The National Democratic Alliance (NDA) government has diluted its proposal to provide universal social security coverage to all workers in the country, keeping in mind a slowing economic growth rate, according to a senior government official.

 

In the latest draft of the Code on Social Security Bill, 2019, the government has decided to stick to the current thresholds for providing social security benefits to workers by industry.

A third draft of the Code on Social Security Bill has been circulated for consultations with trade unions and industry.

According to the proposed Bill, companies with at least 20 workers will need to deduct contribution from workers’ salary for benefits under the Employees’ Provident Fund schemes and the firms with at least 10 workers need to do the same for contribution under the Employees’ State Insurance scheme.

This is the same as what is applicable in the country at present.

“At this stage when we are witnessing a slump in economic growth, it is difficult for the government to come up with a radical proposal to provide social security coverage to all workers.

"We do not want to bring any disruptions for the small industries,” a senior government official said, requesting anonymity.

The gross domestic product growth fell to over six-year low of 5 per cent in the first quarter of 2019-20.

A universal social security cover would have increased the financial burden of small companies who are not part of any social security law.

The first draft, which was released in April 2017, had proposed a universal social security cover to all workers - organised or unorganised, formal or informal, regular wage earner or self-employed - through self-contribution or a partial contribution, to be made by either employers or the government.
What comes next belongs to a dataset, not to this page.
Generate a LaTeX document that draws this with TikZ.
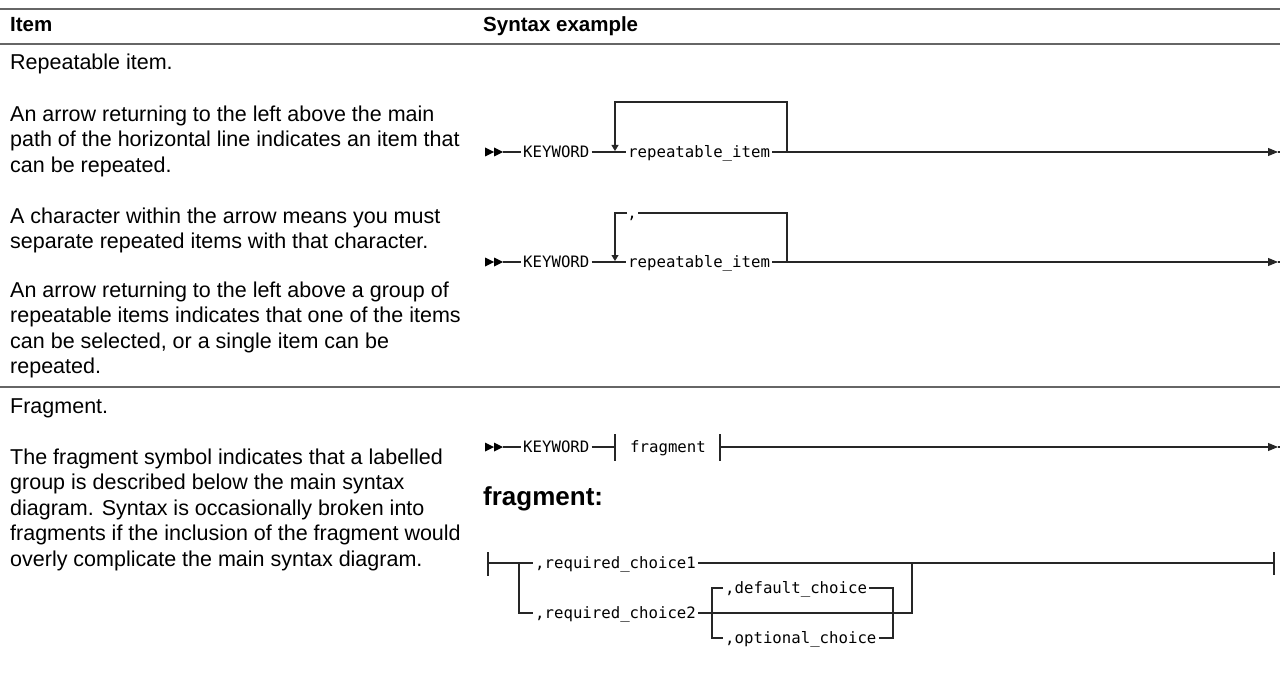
\documentclass[tikz,border=0pt]{standalone}
\usepackage{fontspec}
\setmainfont{Liberation Sans}
\newfontfamily\railfont{DejaVu Sans Mono}
\usetikzlibrary{arrows.meta}

\tikzset{
  txt/.style={anchor=base west,inner sep=0pt,font=\fontsize{21.5}{25.5}\selectfont},
  para/.style={anchor=north west,inner sep=0pt,align=left,font=\fontsize{21.5}{25.5}\selectfont},
  hdr/.style={anchor=base west,inner sep=0pt,font=\fontsize{20.5}{24}\selectfont\bfseries},
  kw/.style={anchor=west,inner ysep=0pt,inner xsep=2pt,text height=11pt,text depth=0pt,
    font=\railfont\fontsize{15.7}{18}\selectfont},
  rail/.style={line width=1.1pt,black!85},
  stub/.style={line width=2.2pt,black!85},
  hrule/.style={line width=1.6pt,black!60},
  endtip/.style={-{Triangle[width=8pt,length=10pt]}},
  looptip/.style={-{Triangle[width=7pt,length=6pt]}},
  begmark/.pic={\fill (0,-4.5) -- (9,0) -- (0,4.5) -- cycle;
                \fill (9,-4.5) -- (18,0) -- (9,4.5) -- cycle;},
}

\begin{document}
\begin{tikzpicture}[x=1pt,y=-1pt]
    \useasboundingbox (0,0) rectangle (1280,674);
    % 表格线
    \draw[hrule] (0,9) -- (1280,9);
    \draw[hrule] (0,44) -- (1280,44);
    \draw[hrule] (0,387) -- (1280,387);
    % 表头
    \node[hdr] (hitem) at (10,32) {Item};
    \node[hdr] (hsyn) at (483,32) {Syntax example};
    % 左列文字
    \node[txt] (rep) at (10,70) {Repeatable item.};
    \node[para] (p1) at (10,105.6) {An arrow returning to the left above the main\\path of the horizontal line indicates an item that\\can be repeated.};
    \node[para] (p2) at (10,207.6) {A character within the arrow means you must\\separate repeated items with that character.};
    \node[para] (p3) at (10,281.6) {An arrow returning to the left above a group of\\repeatable items indicates that one of the items\\can be selected, or a single item can be\\repeated.};
    \node[txt] (frag) at (10,413) {Fragment.};
    \node[para] (p4) at (10,448.6) {The fragment symbol indicates that a labelled\\group is described below the main syntax\\diagram. Syntax is occasionally broken into\\fragments if the inclusion of the fragment would\\overly complicate the main syntax diagram.};

    % 图一：可重复项
    \pic at (485,152) {begmark};
    \coordinate (b1) at (503,152);
    \node[kw] (kw1) at (521,152) {KEYWORD};
    \node[kw] (ri1) at (626,152) {repeatable\_item};
    \coordinate (j1) at (787,152);
    \coordinate (t1) at (615,102);
    \coordinate (a1) at (615,151);
    \coordinate (e1) at (1278,152);
    \draw[rail] (b1) -- (kw1);
    \draw[rail] (kw1) -- (ri1);
    \draw[rail] (ri1) -- (j1);
    \draw[rail,looptip] (j1) |- (t1) -- (a1);
    \draw[stub] (j1) ++(3,0) -- ++(20,0);
    \draw[rail,endtip] (j1) -- (e1);
    \draw[rail] (e1) -- ++(2,0);

    % 图二：带分隔符
    \pic at (485,262) {begmark};
    \coordinate (b2) at (503,262);
    \node[kw] (kw2) at (521,262) {KEYWORD};
    \node[kw] (ri2) at (626,262) {repeatable\_item};
    \node[anchor=base,inner sep=0pt,font=\railfont\fontsize{15.7}{18}\selectfont] (cm2) at (632,218) {,};
    \coordinate (j2) at (787,262);
    \coordinate (g2r) at (638,213);
    \coordinate (g2l) at (627,213);
    \coordinate (t2) at (615,213);
    \coordinate (a2) at (615,261);
    \coordinate (e2) at (1278,262);
    \draw[rail] (b2) -- (kw2);
    \draw[rail] (kw2) -- (ri2);
    \draw[rail] (ri2) -- (j2);
    \draw[rail] (j2) |- (g2r);
    \draw[rail,looptip] (g2l) -- (t2) -- (a2);
    \draw[stub] (j2) ++(3,0) -- ++(14,0);
    \draw[rail,endtip] (j2) -- (e2);
    \draw[rail] (e2) -- ++(2,0);

    % 图三：片段引用
    \pic at (485,447) {begmark};
    \coordinate (b3) at (503,447);
    \node[kw] (kw3) at (521,447) {KEYWORD};
    \coordinate (fl3) at (615,447);
    \node[kw] (fr3) at (628,447) {fragment};
    \coordinate (fr3r) at (720,447);
    \coordinate (e3) at (1278,447);
    \draw[rail] (b3) -- (kw3);
    \draw[rail] (kw3) -- (fl3);
    \draw[rail] (fl3) ++(0,-13) -- ++(0,27);
    \draw[rail] (fr3r) ++(0,-13) -- ++(0,27);
    \draw[stub] (fr3r) -- ++(24,0);
    \draw[rail,endtip] (fr3r) -- (e3);
    \draw[rail] (e3) -- ++(2,0);

    % 片段定义
    \node[anchor=base west,inner sep=0pt,font=\fontsize{26}{30}\selectfont\bfseries] (fhead) at (483,505) {fragment:};
    \coordinate (fb) at (488,563);
    \coordinate (sp) at (519,563);
    \node[kw] (rc1) at (533,563) {,required\_choice1};
    \node[kw] (rc2) at (533,613) {,required\_choice2};
    \node[kw] (dc) at (723,588) {,default\_choice};
    \node[kw] (oc) at (723,638) {,optional\_choice};
    \coordinate (bltop) at (712,588);
    \coordinate (blbot) at (712,638);
    \coordinate (brtop) at (893,588);
    \coordinate (brbot) at (893,638);
    \coordinate (jf) at (912,613);
    \coordinate (jft) at (912,563);
    \coordinate (ef) at (1274,563);
    \draw[rail] (fb) ++(0,-11) -- ++(0,24);
    \draw[stub] (fb) -- ++(12,0);
    \draw[rail] (fb) -- (rc1);
    \draw[rail] (sp) |- (rc2);
    \draw[rail] (dc) -- (bltop) -- (blbot) -- (oc);
    \draw[rail] (dc) -- (brtop) -- (brbot) -- (oc);
    \draw[rail] (rc2) -- (jf) -- (jft);
    \draw[rail] (rc1) -- (ef);
    \draw[stub] (jft) ++(5,0) -- ++(18,0);
    \draw[rail] (ef) ++(0,-11) -- ++(0,23);
\end{tikzpicture}
\end{document}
The unions opposed the first draft, mainly because it sought to form a decentralised social security system subsuming the present Employees’ Provident Fund Organisation (EPFO) and Employees’ State Insurance Corporation (ESIC).

However, after several rounds of consultations, a second draft was made public in March 2018, which had proposed the implementation of the proposed law in a phased manner, along with a public-private partnership (PPP) model for managing the provident fund (PF) and insurance accounts of subscribers.

The second draft had excluded covering self-employed workers under the ambit of the proposed social security law and had retained EPFO and ESIC as separate entities.

The unions had also opposed the PPP model for managing the PF and insurance accounts of workers and hence, this proposal was also shelved.

The current social security laws exclude about 90 per cent of the workforce, mainly in the unorganised sector.

The first draft of the proposed law had sought to provide social security net to the workforce of over 450 million in the country (as against around 45 million now).